───── Source material

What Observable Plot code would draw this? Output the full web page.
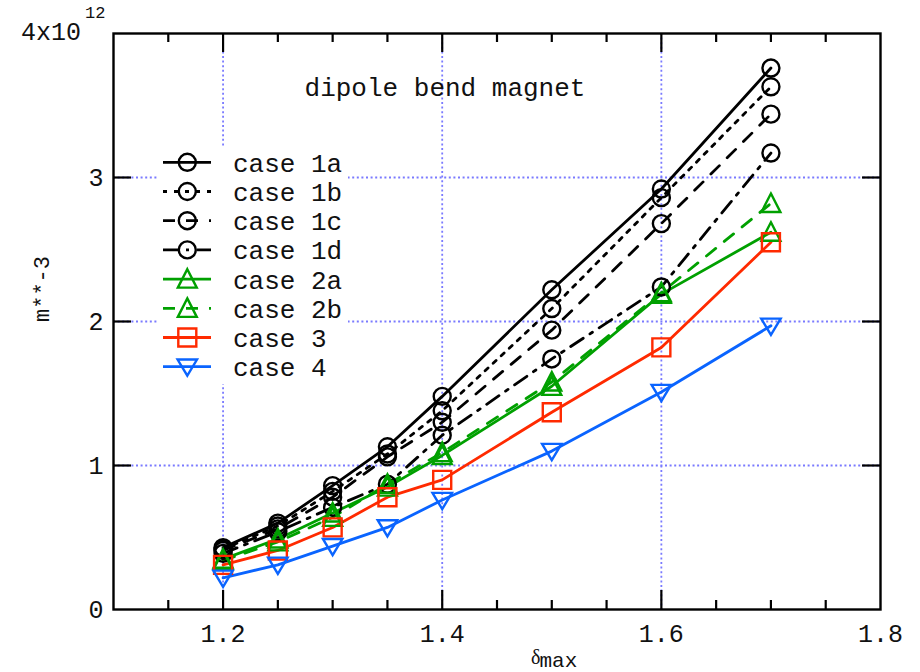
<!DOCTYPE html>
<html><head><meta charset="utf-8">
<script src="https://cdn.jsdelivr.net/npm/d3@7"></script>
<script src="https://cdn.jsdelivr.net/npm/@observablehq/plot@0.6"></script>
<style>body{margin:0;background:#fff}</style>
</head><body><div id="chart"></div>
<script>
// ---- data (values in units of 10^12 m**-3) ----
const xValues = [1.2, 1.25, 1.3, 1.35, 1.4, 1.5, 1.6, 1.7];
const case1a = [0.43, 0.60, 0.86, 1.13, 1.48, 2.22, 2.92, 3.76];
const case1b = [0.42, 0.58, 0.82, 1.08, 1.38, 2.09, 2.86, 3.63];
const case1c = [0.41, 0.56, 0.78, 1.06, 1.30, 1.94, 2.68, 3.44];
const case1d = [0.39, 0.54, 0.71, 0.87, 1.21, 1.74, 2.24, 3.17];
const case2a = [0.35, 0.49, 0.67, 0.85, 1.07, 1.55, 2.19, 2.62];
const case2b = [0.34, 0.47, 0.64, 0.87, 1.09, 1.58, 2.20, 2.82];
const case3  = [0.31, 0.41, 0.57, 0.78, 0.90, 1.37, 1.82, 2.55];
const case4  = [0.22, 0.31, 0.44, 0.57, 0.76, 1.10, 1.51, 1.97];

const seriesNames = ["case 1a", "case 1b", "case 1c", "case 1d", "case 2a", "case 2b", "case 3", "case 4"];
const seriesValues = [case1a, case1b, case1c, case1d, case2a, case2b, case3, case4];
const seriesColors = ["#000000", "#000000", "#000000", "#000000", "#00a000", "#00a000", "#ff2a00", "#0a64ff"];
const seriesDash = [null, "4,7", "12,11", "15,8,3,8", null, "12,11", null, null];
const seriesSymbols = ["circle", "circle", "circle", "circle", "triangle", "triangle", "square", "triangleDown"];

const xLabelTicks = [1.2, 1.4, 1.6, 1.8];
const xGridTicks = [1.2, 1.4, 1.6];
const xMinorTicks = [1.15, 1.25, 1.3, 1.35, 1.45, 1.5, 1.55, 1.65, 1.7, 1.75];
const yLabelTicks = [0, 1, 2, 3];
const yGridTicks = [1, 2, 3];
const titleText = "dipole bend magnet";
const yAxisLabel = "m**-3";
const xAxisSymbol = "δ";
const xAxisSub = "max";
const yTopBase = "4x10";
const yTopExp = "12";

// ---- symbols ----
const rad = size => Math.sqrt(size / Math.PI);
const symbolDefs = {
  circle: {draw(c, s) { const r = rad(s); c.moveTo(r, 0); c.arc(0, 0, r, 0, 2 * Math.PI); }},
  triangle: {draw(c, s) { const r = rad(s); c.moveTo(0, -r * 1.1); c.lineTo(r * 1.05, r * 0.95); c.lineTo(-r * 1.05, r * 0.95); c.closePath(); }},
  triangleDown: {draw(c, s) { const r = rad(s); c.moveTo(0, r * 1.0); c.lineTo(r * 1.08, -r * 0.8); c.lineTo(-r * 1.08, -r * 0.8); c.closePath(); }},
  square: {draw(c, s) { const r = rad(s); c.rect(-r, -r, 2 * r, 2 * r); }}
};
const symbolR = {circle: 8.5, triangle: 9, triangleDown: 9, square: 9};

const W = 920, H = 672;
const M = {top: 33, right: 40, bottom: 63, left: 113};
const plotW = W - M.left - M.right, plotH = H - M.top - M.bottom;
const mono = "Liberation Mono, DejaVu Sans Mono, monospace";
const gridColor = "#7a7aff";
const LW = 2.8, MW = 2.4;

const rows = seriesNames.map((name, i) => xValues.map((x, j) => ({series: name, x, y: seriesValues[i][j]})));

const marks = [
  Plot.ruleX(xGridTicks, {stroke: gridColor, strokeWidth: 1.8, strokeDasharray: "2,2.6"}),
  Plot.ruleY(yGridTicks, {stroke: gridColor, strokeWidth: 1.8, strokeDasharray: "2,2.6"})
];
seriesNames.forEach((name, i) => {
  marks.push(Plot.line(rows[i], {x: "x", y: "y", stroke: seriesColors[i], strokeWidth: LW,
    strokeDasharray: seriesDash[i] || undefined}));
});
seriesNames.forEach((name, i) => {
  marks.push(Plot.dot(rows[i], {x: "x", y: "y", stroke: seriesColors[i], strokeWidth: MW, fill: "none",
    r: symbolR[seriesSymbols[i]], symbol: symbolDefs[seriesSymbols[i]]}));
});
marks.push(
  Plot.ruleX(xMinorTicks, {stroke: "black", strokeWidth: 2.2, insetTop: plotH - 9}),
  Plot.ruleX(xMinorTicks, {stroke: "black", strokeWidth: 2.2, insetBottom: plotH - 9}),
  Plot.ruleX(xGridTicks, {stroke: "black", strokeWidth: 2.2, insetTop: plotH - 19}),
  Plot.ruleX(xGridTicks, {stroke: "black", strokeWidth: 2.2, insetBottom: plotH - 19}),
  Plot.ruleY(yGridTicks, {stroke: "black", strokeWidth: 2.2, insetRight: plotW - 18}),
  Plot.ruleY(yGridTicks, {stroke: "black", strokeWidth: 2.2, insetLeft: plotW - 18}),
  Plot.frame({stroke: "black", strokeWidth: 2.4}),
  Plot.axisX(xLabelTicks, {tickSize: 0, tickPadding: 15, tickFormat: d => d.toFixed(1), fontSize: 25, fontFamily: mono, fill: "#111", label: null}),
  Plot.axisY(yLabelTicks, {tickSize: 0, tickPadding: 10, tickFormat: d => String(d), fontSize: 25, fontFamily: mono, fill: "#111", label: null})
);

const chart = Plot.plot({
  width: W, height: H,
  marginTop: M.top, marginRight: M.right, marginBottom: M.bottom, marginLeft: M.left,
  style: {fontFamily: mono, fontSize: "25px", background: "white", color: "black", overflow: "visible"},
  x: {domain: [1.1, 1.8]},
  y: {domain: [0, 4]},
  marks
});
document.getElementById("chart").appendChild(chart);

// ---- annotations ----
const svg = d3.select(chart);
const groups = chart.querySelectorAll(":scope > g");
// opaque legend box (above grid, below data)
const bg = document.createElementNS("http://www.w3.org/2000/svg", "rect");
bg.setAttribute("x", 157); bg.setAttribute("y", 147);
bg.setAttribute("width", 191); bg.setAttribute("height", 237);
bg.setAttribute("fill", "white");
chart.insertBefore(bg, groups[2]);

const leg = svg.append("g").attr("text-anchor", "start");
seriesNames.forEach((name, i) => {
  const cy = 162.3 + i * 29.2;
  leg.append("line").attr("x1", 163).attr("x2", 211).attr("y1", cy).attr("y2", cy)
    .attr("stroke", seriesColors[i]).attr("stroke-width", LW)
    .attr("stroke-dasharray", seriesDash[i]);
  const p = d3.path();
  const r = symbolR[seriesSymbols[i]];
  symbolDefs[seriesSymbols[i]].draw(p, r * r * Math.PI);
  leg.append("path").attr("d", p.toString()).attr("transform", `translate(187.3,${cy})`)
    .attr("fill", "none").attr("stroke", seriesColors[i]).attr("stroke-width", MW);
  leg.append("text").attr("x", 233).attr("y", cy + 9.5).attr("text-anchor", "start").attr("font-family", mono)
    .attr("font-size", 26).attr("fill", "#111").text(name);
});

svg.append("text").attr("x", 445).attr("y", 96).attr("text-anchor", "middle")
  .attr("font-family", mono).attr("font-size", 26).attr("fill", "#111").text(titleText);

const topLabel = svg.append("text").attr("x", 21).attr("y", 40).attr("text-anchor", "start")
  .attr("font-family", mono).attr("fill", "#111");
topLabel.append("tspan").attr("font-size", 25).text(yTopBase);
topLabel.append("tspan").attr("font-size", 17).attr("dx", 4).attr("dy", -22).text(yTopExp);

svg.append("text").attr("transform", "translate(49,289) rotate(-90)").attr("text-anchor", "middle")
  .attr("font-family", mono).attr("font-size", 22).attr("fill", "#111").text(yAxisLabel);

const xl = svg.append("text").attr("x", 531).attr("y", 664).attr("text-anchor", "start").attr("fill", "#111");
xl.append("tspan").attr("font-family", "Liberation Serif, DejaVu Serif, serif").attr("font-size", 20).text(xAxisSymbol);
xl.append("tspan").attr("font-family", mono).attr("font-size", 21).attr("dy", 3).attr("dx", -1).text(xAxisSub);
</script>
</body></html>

──────────

Quote, exactly and only, the lines from the first line of the data above through the line containing "1.10, 1.51, 1.97];". The pictures do not belong in it.

What Observable Plot code would draw this? Output the full web page.
<!DOCTYPE html>
<html><head><meta charset="utf-8">
<script src="https://cdn.jsdelivr.net/npm/d3@7"></script>
<script src="https://cdn.jsdelivr.net/npm/@observablehq/plot@0.6"></script>
<style>body{margin:0;background:#fff}</style>
</head><body><div id="chart"></div>
<script>
// ---- data (values in units of 10^12 m**-3) ----
const xValues = [1.2, 1.25, 1.3, 1.35, 1.4, 1.5, 1.6, 1.7];
const case1a = [0.43, 0.60, 0.86, 1.13, 1.48, 2.22, 2.92, 3.76];
const case1b = [0.42, 0.58, 0.82, 1.08, 1.38, 2.09, 2.86, 3.63];
const case1c = [0.41, 0.56, 0.78, 1.06, 1.30, 1.94, 2.68, 3.44];
const case1d = [0.39, 0.54, 0.71, 0.87, 1.21, 1.74, 2.24, 3.17];
const case2a = [0.35, 0.49, 0.67, 0.85, 1.07, 1.55, 2.19, 2.62];
const case2b = [0.34, 0.47, 0.64, 0.87, 1.09, 1.58, 2.20, 2.82];
const case3  = [0.31, 0.41, 0.57, 0.78, 0.90, 1.37, 1.82, 2.55];
const case4  = [0.22, 0.31, 0.44, 0.57, 0.76, 1.10, 1.51, 1.97];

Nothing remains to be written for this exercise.